**AIM**:
Copy exactly, leaving out every image, the lines from the one with "Write a LaTeX" through the one with "(0,0) rectangle (13,-6.4);", inclusive.

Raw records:

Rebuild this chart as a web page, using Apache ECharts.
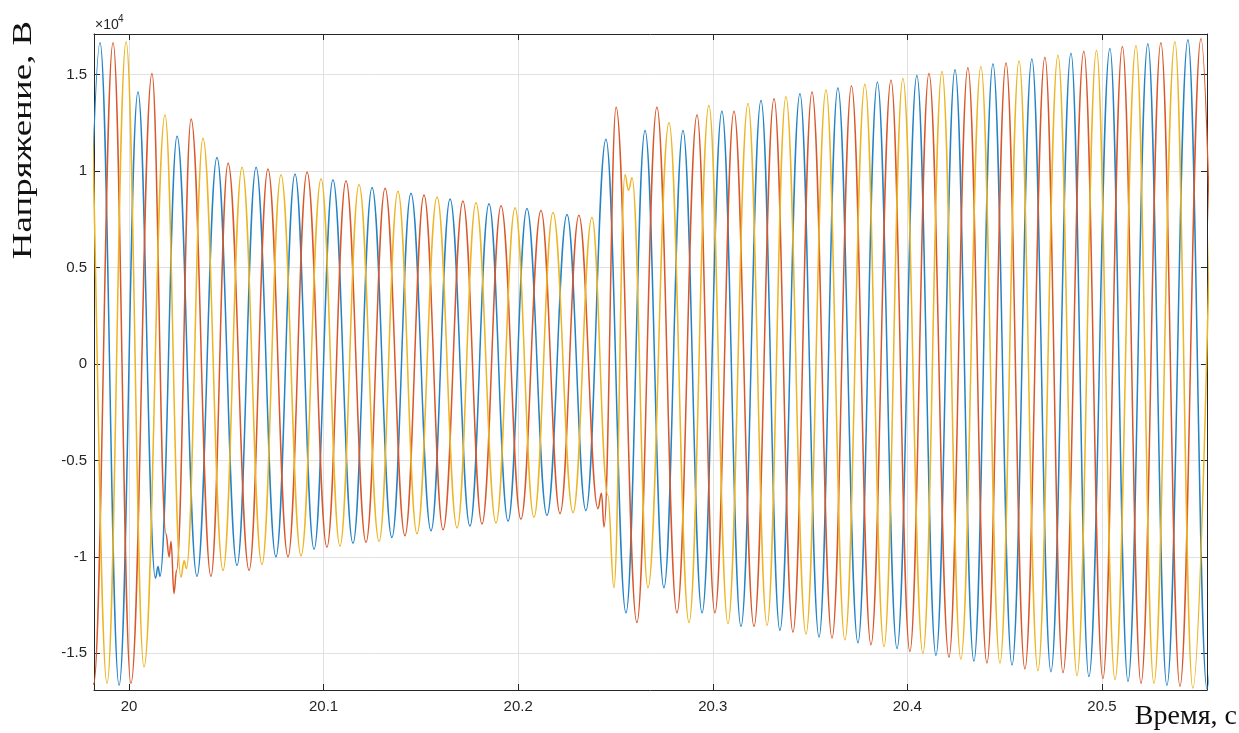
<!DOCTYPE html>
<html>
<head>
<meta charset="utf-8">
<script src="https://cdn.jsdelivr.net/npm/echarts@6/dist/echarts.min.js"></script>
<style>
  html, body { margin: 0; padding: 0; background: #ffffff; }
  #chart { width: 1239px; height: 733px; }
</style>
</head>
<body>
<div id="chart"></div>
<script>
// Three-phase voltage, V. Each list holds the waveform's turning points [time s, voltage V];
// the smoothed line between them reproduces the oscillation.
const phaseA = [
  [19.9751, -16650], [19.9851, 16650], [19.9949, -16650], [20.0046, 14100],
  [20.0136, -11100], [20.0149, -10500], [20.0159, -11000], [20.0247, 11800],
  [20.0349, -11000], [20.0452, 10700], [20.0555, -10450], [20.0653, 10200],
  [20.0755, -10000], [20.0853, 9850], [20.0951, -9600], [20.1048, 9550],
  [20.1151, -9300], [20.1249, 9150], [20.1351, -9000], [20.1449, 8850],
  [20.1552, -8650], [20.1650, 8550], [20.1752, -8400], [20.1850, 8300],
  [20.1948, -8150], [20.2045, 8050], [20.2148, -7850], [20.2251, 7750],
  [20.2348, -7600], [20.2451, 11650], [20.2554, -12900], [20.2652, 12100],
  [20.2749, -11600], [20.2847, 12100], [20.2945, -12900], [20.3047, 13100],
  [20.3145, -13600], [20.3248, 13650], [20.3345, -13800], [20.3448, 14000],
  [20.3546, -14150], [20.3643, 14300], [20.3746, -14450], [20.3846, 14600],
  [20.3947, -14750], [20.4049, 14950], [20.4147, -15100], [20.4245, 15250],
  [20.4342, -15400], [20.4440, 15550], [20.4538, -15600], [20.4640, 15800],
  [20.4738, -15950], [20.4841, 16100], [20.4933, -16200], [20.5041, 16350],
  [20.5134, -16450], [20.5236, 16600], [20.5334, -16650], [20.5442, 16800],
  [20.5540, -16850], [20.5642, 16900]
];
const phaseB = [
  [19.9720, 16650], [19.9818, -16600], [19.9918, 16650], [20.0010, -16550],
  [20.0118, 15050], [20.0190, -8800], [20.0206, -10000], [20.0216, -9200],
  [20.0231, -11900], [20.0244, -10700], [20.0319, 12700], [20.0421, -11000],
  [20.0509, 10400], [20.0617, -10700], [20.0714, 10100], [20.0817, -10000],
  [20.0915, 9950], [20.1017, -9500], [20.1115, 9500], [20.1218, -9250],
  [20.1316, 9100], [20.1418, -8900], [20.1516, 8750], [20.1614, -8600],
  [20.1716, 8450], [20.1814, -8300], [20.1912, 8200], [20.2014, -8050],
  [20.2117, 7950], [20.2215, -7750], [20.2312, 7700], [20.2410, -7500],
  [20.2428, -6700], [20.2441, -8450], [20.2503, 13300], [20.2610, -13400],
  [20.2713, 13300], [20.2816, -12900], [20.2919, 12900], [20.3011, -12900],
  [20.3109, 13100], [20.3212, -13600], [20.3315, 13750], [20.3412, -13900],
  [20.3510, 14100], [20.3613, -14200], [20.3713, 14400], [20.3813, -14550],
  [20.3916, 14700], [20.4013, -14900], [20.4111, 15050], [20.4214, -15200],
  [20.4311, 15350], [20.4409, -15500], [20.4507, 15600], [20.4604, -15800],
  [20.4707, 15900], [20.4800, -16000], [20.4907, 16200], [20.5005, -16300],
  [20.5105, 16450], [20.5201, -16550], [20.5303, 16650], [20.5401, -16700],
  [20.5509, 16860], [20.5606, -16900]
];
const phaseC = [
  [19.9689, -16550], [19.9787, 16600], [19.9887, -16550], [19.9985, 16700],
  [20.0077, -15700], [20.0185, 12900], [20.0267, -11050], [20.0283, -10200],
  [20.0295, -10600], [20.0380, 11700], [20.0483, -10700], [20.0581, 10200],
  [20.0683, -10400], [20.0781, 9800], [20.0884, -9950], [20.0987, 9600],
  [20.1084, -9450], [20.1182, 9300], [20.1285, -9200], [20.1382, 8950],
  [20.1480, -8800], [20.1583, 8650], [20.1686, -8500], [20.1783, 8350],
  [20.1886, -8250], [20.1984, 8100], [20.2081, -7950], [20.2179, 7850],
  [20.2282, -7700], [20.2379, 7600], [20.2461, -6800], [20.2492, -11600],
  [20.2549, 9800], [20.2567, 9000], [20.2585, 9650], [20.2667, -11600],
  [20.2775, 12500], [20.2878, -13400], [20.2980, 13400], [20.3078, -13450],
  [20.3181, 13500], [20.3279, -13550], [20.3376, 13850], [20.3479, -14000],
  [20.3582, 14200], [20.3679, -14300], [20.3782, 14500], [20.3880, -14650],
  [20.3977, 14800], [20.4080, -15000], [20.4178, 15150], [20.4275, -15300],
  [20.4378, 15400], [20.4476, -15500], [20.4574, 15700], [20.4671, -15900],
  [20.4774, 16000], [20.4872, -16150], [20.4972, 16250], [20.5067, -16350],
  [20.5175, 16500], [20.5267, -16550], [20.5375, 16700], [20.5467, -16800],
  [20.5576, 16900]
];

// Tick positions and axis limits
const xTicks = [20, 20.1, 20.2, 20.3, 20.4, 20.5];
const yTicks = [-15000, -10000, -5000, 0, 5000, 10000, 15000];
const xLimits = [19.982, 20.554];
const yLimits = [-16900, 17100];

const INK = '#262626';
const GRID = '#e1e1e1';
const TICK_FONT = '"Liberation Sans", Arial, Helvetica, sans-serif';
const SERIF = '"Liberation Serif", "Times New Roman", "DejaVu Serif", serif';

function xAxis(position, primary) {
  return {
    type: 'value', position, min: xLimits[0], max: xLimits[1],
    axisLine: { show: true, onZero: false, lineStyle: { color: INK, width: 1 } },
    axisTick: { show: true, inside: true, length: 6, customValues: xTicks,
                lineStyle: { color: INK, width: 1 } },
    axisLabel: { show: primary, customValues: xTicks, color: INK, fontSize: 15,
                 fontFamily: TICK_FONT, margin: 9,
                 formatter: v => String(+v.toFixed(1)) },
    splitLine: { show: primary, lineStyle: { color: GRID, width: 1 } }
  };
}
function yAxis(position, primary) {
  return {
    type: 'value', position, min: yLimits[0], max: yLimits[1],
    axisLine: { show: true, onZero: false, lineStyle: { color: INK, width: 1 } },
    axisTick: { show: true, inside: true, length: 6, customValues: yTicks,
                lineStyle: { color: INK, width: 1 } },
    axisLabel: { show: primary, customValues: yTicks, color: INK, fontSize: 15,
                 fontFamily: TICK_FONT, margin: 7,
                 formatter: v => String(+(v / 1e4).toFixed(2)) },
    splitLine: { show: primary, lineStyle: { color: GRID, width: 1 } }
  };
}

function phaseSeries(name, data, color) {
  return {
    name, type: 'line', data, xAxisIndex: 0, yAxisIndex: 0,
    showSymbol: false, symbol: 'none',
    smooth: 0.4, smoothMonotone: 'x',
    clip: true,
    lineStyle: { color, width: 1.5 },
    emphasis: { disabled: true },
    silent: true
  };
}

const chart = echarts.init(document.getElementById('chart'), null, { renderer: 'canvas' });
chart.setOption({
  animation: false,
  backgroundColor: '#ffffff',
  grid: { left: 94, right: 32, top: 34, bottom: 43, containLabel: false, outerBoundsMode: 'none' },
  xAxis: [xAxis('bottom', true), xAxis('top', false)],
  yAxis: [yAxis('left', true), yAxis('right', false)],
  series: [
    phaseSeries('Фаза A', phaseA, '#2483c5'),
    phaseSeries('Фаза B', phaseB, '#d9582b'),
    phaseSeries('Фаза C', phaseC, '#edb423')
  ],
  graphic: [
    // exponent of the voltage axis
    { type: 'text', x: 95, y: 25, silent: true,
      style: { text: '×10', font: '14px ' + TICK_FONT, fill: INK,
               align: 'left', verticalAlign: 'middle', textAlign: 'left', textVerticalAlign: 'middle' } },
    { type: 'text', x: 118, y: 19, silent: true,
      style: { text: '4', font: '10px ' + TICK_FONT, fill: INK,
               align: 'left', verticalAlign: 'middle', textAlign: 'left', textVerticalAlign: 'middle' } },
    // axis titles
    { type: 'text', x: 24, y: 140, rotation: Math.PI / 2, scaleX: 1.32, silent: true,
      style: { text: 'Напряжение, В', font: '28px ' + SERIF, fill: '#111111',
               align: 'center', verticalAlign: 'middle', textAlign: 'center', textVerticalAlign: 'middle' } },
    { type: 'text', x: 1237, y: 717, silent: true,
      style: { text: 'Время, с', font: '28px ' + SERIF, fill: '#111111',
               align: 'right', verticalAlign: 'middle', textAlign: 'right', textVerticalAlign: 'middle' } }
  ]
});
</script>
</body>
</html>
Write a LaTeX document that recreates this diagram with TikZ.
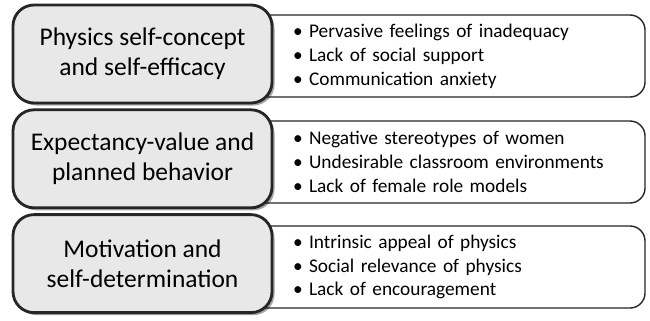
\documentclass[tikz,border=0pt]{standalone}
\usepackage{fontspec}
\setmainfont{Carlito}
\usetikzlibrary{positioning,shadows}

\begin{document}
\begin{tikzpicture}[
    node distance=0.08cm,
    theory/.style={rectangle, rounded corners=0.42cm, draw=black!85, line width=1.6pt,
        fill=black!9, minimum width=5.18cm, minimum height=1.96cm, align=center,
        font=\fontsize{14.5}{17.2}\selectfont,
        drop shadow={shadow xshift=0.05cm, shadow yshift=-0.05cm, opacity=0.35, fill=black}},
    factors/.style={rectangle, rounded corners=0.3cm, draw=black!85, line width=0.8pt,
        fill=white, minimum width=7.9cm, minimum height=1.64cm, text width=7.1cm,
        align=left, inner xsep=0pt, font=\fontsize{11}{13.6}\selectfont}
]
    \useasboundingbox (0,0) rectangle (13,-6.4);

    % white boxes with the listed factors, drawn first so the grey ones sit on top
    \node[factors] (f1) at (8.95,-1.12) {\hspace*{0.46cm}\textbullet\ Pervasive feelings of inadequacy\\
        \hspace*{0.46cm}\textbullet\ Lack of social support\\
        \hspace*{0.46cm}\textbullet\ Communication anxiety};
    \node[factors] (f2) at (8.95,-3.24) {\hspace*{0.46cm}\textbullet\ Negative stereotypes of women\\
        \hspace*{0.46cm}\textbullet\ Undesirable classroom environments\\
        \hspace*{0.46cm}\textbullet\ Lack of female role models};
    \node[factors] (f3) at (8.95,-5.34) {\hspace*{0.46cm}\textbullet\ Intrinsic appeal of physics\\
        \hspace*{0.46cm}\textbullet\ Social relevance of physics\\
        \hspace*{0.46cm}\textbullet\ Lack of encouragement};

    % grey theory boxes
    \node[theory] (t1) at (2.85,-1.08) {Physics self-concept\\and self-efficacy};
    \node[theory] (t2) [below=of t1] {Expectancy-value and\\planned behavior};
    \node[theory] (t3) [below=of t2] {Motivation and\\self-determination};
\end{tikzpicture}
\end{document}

**EXPECTED ANSWER**:
Write a LaTeX document that recreates this diagram with TikZ.
\documentclass[tikz,border=0pt]{standalone}
\usepackage{fontspec}
\setmainfont{Carlito}
\usetikzlibrary{positioning,shadows}

\begin{document}
\begin{tikzpicture}[
    node distance=0.08cm,
    theory/.style={rectangle, rounded corners=0.42cm, draw=black!85, line width=1.6pt,
        fill=black!9, minimum width=5.18cm, minimum height=1.96cm, align=center,
        font=\fontsize{14.5}{17.2}\selectfont,
        drop shadow={shadow xshift=0.05cm, shadow yshift=-0.05cm, opacity=0.35, fill=black}},
    factors/.style={rectangle, rounded corners=0.3cm, draw=black!85, line width=0.8pt,
        fill=white, minimum width=7.9cm, minimum height=1.64cm, text width=7.1cm,
        align=left, inner xsep=0pt, font=\fontsize{11}{13.6}\selectfont}
]
    \useasboundingbox (0,0) rectangle (13,-6.4);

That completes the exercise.